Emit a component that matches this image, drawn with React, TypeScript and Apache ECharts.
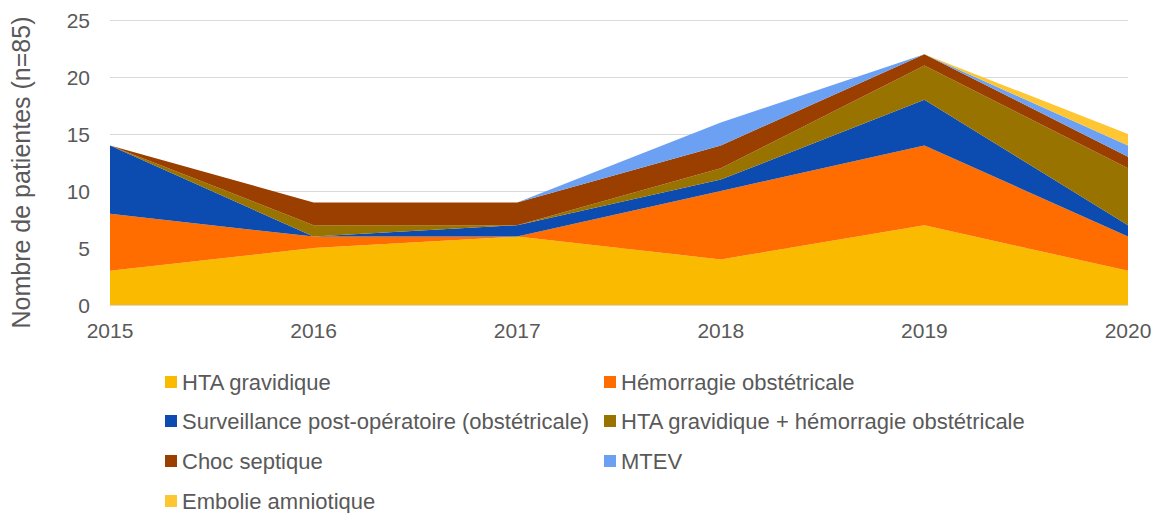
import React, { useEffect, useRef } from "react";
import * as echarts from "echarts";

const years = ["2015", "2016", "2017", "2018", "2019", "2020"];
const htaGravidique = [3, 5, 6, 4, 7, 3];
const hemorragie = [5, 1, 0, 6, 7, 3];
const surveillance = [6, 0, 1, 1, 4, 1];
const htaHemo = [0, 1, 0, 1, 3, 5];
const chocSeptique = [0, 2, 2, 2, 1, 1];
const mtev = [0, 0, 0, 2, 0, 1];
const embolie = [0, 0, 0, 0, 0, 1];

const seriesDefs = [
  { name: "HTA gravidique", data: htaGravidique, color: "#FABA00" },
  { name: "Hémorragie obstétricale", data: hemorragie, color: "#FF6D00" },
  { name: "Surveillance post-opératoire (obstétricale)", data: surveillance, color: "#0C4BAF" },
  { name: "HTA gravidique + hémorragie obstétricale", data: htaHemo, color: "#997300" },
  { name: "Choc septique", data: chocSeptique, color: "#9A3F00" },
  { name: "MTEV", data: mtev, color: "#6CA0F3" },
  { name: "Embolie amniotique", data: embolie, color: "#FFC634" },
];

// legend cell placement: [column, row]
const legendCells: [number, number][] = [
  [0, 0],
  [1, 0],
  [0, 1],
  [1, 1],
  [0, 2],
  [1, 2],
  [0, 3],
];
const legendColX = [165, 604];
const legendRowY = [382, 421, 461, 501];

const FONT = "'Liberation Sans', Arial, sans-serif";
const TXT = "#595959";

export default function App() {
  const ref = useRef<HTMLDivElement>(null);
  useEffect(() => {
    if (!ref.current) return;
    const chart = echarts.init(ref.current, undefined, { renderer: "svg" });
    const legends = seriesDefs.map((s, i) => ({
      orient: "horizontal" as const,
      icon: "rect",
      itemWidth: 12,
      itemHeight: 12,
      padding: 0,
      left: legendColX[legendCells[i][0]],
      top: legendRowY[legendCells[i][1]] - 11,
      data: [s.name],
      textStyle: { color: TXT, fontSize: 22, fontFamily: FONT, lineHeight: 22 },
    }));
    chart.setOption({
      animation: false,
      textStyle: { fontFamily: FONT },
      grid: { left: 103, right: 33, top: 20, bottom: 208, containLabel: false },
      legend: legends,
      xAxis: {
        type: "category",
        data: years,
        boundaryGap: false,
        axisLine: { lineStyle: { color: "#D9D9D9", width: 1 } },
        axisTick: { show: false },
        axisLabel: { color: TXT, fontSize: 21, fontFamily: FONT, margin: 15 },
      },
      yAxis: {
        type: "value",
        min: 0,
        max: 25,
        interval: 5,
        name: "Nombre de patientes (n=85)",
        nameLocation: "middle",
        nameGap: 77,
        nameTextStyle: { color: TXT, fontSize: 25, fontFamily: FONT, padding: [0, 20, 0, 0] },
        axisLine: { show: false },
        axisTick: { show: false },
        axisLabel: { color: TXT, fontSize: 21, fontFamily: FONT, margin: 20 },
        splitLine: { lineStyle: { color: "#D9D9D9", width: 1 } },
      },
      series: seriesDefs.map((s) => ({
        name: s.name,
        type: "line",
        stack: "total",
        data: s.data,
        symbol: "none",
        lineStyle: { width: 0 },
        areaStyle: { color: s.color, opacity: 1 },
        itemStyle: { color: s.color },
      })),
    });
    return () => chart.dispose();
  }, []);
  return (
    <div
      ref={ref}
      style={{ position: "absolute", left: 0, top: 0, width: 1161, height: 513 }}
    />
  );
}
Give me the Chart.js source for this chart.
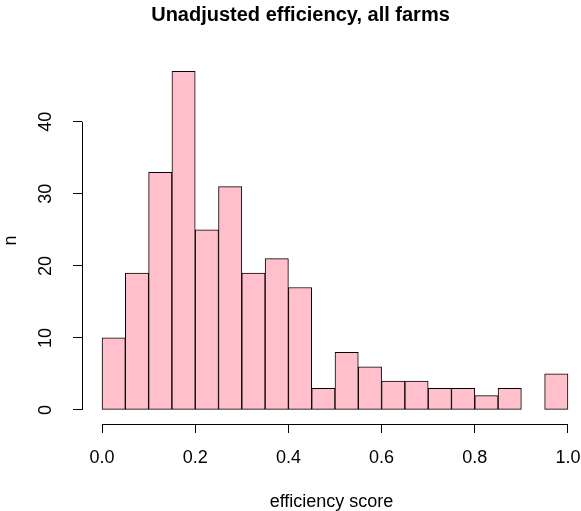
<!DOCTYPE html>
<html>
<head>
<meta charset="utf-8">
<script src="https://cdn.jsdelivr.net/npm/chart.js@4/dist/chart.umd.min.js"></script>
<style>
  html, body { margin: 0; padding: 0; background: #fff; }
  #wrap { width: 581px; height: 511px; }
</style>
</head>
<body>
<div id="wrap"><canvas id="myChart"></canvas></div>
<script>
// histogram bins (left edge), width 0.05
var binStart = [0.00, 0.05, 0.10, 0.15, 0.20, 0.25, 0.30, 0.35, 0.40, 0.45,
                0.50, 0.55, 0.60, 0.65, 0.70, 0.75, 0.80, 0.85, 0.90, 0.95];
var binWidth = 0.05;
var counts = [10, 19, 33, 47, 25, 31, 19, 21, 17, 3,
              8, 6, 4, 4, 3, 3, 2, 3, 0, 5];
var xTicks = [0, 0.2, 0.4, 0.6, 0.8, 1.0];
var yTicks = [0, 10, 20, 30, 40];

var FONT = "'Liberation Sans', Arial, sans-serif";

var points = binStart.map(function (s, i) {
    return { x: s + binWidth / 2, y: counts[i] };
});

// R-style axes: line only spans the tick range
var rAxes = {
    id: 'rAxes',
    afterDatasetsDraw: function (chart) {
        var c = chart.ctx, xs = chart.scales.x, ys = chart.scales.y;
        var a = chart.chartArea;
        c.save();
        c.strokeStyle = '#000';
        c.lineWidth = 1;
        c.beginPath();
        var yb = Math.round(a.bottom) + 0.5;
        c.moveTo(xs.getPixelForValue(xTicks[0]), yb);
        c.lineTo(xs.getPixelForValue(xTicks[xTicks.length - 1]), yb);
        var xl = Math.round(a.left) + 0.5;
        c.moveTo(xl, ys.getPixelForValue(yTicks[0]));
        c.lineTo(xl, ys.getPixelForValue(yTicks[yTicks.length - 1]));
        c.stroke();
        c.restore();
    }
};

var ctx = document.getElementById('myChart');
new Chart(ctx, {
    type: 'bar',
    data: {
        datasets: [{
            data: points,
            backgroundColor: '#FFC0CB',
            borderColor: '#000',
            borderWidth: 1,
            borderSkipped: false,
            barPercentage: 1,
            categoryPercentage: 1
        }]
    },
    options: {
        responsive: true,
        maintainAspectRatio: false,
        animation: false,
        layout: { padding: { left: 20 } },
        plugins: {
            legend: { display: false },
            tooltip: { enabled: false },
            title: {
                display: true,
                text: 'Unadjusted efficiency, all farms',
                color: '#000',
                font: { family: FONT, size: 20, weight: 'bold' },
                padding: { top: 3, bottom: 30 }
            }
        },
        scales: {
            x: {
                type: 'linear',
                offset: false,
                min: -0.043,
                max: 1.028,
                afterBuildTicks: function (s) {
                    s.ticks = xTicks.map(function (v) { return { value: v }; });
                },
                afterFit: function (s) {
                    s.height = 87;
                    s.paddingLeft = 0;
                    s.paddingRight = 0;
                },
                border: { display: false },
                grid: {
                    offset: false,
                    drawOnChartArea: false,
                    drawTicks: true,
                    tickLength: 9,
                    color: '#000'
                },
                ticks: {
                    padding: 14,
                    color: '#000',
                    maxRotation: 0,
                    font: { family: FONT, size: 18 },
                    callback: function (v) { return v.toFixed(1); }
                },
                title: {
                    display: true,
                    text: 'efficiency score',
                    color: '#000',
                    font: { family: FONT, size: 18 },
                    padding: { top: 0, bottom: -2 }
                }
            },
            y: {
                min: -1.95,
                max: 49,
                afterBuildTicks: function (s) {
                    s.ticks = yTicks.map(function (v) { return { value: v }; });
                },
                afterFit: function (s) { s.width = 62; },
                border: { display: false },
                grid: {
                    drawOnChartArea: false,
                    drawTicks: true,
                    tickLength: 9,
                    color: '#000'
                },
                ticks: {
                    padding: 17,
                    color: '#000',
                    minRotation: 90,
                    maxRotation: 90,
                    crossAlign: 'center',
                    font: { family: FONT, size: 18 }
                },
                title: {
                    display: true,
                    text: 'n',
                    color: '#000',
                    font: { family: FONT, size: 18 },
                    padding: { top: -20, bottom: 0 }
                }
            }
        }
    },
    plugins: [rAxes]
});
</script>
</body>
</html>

Prompt
For each line in the data above that contains the string "this", extract the line.

Finished exercise
Emit a component that matches this image, drawn with React, TypeScript and Apache ECharts.
Give me the Chart.js source for this chart.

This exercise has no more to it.